GIVEN DATA:
********************
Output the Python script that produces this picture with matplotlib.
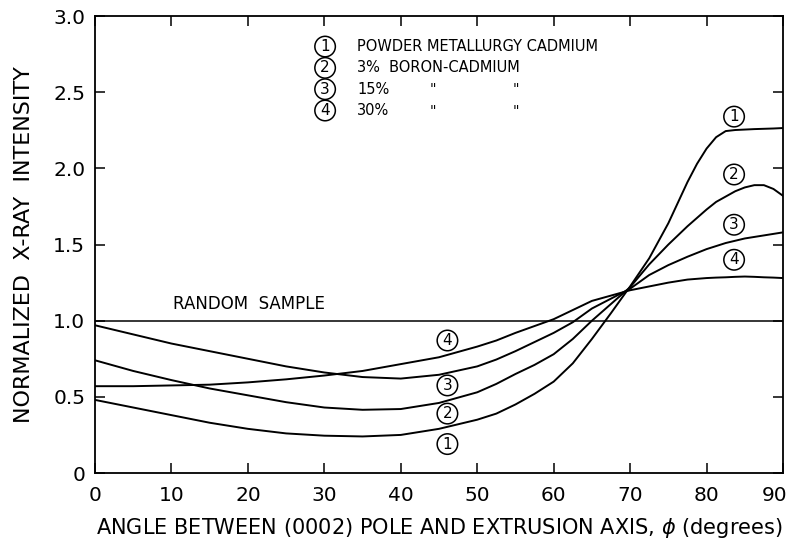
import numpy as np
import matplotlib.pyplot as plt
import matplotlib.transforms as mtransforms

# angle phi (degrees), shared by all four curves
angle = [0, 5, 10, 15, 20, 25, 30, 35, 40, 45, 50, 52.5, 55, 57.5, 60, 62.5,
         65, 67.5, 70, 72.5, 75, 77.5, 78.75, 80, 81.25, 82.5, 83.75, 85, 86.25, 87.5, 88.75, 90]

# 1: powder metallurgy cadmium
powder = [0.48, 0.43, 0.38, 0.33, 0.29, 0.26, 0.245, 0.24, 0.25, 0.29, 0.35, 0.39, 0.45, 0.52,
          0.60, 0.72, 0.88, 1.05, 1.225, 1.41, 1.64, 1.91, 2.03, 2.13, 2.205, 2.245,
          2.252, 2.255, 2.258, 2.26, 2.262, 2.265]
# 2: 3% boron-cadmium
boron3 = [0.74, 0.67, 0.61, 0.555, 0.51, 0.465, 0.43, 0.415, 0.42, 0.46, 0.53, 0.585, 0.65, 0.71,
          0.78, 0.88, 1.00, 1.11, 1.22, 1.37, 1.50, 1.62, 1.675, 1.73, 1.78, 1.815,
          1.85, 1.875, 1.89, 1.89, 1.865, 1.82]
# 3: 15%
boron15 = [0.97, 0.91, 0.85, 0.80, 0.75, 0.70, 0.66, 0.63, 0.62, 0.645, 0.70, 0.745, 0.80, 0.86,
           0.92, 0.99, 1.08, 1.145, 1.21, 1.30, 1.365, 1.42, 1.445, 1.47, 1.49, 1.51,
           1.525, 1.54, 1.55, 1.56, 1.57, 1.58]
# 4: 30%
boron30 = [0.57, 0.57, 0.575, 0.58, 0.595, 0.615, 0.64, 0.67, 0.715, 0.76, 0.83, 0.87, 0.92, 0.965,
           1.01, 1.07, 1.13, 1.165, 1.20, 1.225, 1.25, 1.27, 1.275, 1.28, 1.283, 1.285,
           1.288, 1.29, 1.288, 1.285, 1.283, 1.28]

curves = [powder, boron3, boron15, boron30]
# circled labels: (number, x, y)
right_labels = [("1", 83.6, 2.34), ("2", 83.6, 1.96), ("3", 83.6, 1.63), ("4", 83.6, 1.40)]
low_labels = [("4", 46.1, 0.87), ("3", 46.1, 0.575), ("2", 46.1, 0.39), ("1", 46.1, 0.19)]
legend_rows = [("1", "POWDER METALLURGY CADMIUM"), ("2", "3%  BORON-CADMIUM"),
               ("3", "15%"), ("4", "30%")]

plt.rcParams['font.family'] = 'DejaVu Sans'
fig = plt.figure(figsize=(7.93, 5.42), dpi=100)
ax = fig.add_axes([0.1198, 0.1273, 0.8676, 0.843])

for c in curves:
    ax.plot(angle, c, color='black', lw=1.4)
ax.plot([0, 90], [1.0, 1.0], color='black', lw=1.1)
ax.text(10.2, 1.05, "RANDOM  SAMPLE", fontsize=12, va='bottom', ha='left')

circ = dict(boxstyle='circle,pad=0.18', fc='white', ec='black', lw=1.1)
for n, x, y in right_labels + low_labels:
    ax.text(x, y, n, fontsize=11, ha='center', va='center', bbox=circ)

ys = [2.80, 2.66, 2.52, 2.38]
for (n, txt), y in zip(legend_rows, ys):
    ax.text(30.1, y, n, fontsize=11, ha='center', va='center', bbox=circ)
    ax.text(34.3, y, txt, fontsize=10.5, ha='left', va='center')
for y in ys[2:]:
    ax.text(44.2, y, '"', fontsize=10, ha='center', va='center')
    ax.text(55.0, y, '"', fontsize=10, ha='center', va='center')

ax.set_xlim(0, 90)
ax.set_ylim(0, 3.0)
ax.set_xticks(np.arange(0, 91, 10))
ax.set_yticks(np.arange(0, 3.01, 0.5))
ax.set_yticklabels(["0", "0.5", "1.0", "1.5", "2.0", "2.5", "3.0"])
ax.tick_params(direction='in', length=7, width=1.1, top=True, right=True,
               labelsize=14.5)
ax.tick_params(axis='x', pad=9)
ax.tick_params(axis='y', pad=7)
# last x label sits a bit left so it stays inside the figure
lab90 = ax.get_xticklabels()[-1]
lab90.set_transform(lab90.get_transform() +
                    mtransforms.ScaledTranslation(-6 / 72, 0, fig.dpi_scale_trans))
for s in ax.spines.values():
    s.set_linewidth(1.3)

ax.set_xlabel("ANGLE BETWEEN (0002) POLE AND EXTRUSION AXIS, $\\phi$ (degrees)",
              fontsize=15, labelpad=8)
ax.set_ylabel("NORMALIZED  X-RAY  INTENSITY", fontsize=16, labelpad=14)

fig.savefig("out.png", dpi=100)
********************
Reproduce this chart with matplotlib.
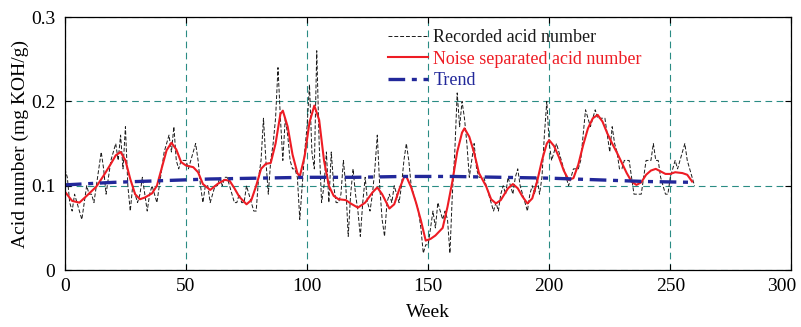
********************
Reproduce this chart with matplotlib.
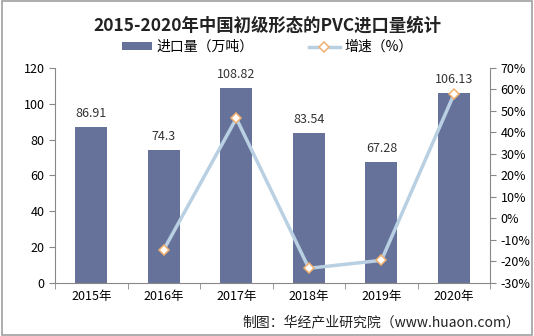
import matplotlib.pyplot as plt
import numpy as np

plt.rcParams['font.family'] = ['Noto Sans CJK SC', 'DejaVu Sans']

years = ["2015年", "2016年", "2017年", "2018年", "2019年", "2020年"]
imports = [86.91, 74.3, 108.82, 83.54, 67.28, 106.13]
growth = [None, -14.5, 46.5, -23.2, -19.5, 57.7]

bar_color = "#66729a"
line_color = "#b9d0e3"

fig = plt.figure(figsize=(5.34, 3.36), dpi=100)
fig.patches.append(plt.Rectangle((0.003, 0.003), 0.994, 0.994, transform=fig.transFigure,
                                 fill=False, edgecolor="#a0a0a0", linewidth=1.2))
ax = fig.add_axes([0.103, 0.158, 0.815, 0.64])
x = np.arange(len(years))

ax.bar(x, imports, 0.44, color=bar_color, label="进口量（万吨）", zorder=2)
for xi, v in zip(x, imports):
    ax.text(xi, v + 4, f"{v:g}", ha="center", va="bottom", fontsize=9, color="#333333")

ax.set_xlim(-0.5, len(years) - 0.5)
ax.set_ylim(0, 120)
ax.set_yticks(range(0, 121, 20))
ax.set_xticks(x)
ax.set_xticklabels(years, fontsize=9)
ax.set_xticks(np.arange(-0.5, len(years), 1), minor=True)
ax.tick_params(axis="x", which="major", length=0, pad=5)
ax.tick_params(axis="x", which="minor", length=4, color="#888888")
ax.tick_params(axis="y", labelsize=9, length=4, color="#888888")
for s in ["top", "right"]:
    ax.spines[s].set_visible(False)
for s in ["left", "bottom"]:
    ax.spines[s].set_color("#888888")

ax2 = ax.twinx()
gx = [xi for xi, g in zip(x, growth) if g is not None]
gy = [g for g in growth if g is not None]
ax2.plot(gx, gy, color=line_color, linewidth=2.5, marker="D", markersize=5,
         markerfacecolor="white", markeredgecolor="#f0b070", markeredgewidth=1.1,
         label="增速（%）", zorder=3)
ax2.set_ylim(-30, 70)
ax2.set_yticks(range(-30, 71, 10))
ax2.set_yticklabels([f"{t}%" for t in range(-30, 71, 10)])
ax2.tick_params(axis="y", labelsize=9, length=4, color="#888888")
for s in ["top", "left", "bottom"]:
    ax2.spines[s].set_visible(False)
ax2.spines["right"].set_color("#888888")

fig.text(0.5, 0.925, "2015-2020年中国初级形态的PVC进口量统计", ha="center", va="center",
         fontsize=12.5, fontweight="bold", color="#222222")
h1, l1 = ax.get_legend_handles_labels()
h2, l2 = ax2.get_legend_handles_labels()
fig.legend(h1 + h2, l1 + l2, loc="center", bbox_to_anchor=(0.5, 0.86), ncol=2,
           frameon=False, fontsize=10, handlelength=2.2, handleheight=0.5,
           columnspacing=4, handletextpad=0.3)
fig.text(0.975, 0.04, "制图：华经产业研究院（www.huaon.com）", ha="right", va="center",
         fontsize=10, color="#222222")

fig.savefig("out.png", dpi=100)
********************
Pictures are not part of the copy. Write out only the lines from the one containing "Output the Python" through the one containing "87.5, 88.75, 90]", exactly as they stand, both included.

IN RESPONSE:
Output the Python script that produces this picture with matplotlib.
import numpy as np
import matplotlib.pyplot as plt
import matplotlib.transforms as mtransforms

# angle phi (degrees), shared by all four curves
angle = [0, 5, 10, 15, 20, 25, 30, 35, 40, 45, 50, 52.5, 55, 57.5, 60, 62.5,
         65, 67.5, 70, 72.5, 75, 77.5, 78.75, 80, 81.25, 82.5, 83.75, 85, 86.25, 87.5, 88.75, 90]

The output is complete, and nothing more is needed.